Women’s interests and input must be central to climate responses
Extreme weather is being fuelled by rising global temperatures resulting from burning fossil fuels and the emission of greenhouse gases, primarily by wealthy industrialized nations. Meanwhile, women in Global South countries like Malawi – which has one of the lowest incomes in the world – are suffering disproportionately from the climate crisis while being least able to adapt. “The climate crisis is getting worse, and the international community must not neglect the specific vulnerabilities and needs of women and girls,” Caleb says. “Most of the strategies are dominated by men. Women are voicing their issues, but their voices are not being heard, and the result is the problems we are seeing today.”

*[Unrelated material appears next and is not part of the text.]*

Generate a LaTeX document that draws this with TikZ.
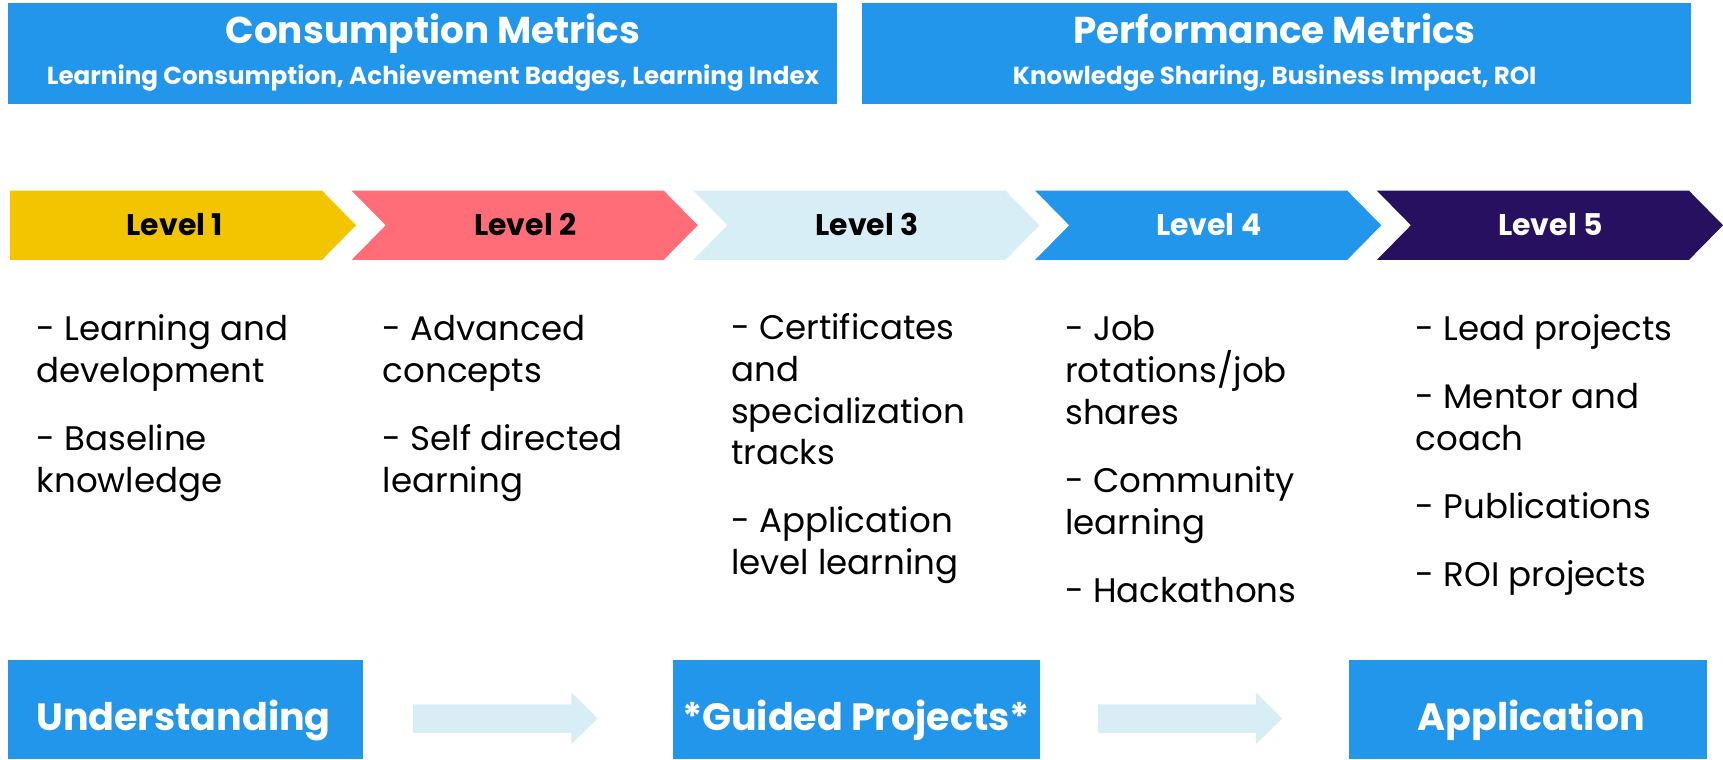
\documentclass[tikz,border=0pt]{standalone}
\usepackage{fontspec}
\setmainfont{Poppins}
\usepackage{xcolor}

\definecolor{metricblue}{RGB}{33,150,235}
\definecolor{lvyellow}{RGB}{242,197,0}
\definecolor{lvpink}{RGB}{255,109,120}
\definecolor{lvpale}{RGB}{216,238,247}
\definecolor{lvpurple}{RGB}{40,16,96}

\begin{document}
\begin{tikzpicture}[x=0.5pt, y=-0.5pt,
    bluebox/.style={rectangle, fill=metricblue, inner sep=0pt},
    headtext/.style={anchor=base, text=white, font=\fontsize{17}{20}\selectfont\bfseries},
    subtext/.style={anchor=base, text=white, font=\fontsize{11.2}{13}\selectfont\bfseries},
    leveltext/.style={anchor=base, font=\fontsize{13.6}{15}\selectfont\bfseries},
    itemtext/.style={anchor=base west, align=left, inner sep=0pt, font=\fontsize{15.5}{19}\selectfont},
    stagetext/.style={anchor=base, text=white, font=\fontsize{17.3}{20}\selectfont\bfseries}]
            \useasboundingbox (0,0) rectangle (1568,691);

            % Metrics boxes
            \node[bluebox, minimum width=377.5pt, minimum height=46pt] (cons) at (384.5,49) {};
            \node[bluebox, minimum width=377.5pt, minimum height=46pt] (perf) at (1161.5,49) {};
            \node[headtext] (consT) at (394,40) {Consumption Metrics};
            \node[subtext] (consS) at (394,77) {Learning Consumption, Achievement Badges, Learning Index};
            \node[headtext] (perfT) at (1160,40) {Performance Metrics};
            \node[subtext] (perfS) at (1160,77) {Knowledge Sharing, Business Impact, ROI};

            % Level chevrons
            \fill[lvyellow] (9,173.5) -- (293,173.5) -- (324,205) -- (293,236.5) -- (9,236.5) -- cycle;
            \fill[lvpink] (320,173.5) -- (604,173.5) -- (635,205) -- (604,236.5) -- (320,236.5) -- (351,205) -- cycle;
            \fill[lvpale] (631,173.5) -- (915,173.5) -- (946,205) -- (915,236.5) -- (631,236.5) -- (662,205) -- cycle;
            \fill[metricblue] (942,173.5) -- (1226,173.5) -- (1257,205) -- (1226,236.5) -- (942,236.5) -- (973,205) -- cycle;
            \fill[lvpurple] (1253,173.5) -- (1537,173.5) -- (1568,205) -- (1537,236.5) -- (1253,236.5) -- (1284,205) -- cycle;
            \node[leveltext] (lv1) at (159,214) {Level 1};
            \node[leveltext] (lv2) at (478,214) {Level 2};
            \node[leveltext] (lv3) at (789,214) {Level 3};
            \node[leveltext, text=white] (lv4) at (1100,214) {Level 4};
            \node[leveltext, text=white] (lv5) at (1411,214) {Level 5};

            % Items (placed by the baseline of their last line)
            \node[itemtext] (col1) at (33,448) {- Learning and\\ development\\[12pt] - Baseline\\ knowledge};
            \node[itemtext] (col2) at (348,448) {- Advanced\\ concepts\\[12pt] - Self directed\\ learning};
            \node[itemtext] (col3) at (665,523) {- Certificates\\ and\\ specialization\\ tracks\\[12pt] - Application\\ level learning};
            \node[itemtext] (col4) at (969,548) {- Job\\ rotations/job\\ shares\\[12pt] - Community\\ learning\\[12pt] - Hackathons};
            \node[itemtext] (col5) at (1288,534) {- Lead projects\\[12pt] - Mentor and\\ coach\\[12pt] - Publications\\[12pt] - ROI projects};

            % Stages
            \node[bluebox, minimum width=161.5pt, minimum height=45pt] (und) at (168.5,646) {};
            \node[bluebox, minimum width=167pt, minimum height=45pt] (gui) at (779,646) {};
            \node[bluebox, minimum width=162.5pt, minimum height=45pt] (app) at (1390.5,646) {};
            \node[stagetext] (undT) at (167,665) {Understanding};
            \node[stagetext] (guiT) at (779,665) {*Guided Projects*};
            \node[stagetext] (appT) at (1393.5,665) {Application};

            % Arrows
            \fill[lvpale] (376,641) -- (520,641) -- (520,630) -- (544,654) -- (520,677) -- (520,667) -- (376,667) -- cycle;
            \fill[lvpale] (999,641) -- (1143,641) -- (1143,630) -- (1167,654) -- (1143,677) -- (1143,667) -- (999,667) -- cycle;
        \end{tikzpicture}
\end{document}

“This emergency is manmade, and there isn’t an overnight solution. But if the world shuts its eyes and does nothing, we will fail to deliver on our commitments to achieve the Sustainable Development Goals.” The World Bank warns that without climate financing to assist Malawi in building a climate-resilient economy, climate change could push an additional two million people into poverty during the coming decade and reduce the country’s GDP 6% to 20% by 2040. The repercussions for women and girls would be catastrophic.
“People here understand that the extreme weather we are suffering is the result of climate change. It is countries like ours that are having to pay the price for big economies that are polluting the environment,” laments Caleb.
“Women and girls must be at the discussion table when strategies are being developed to mitigate against disasters so that when emergencies happen, we understand how they can be supported. Women should have the opportunity to present their side of the story, bring solutions, and be incorporated into responses. This has to be central to climate change policy at all levels.”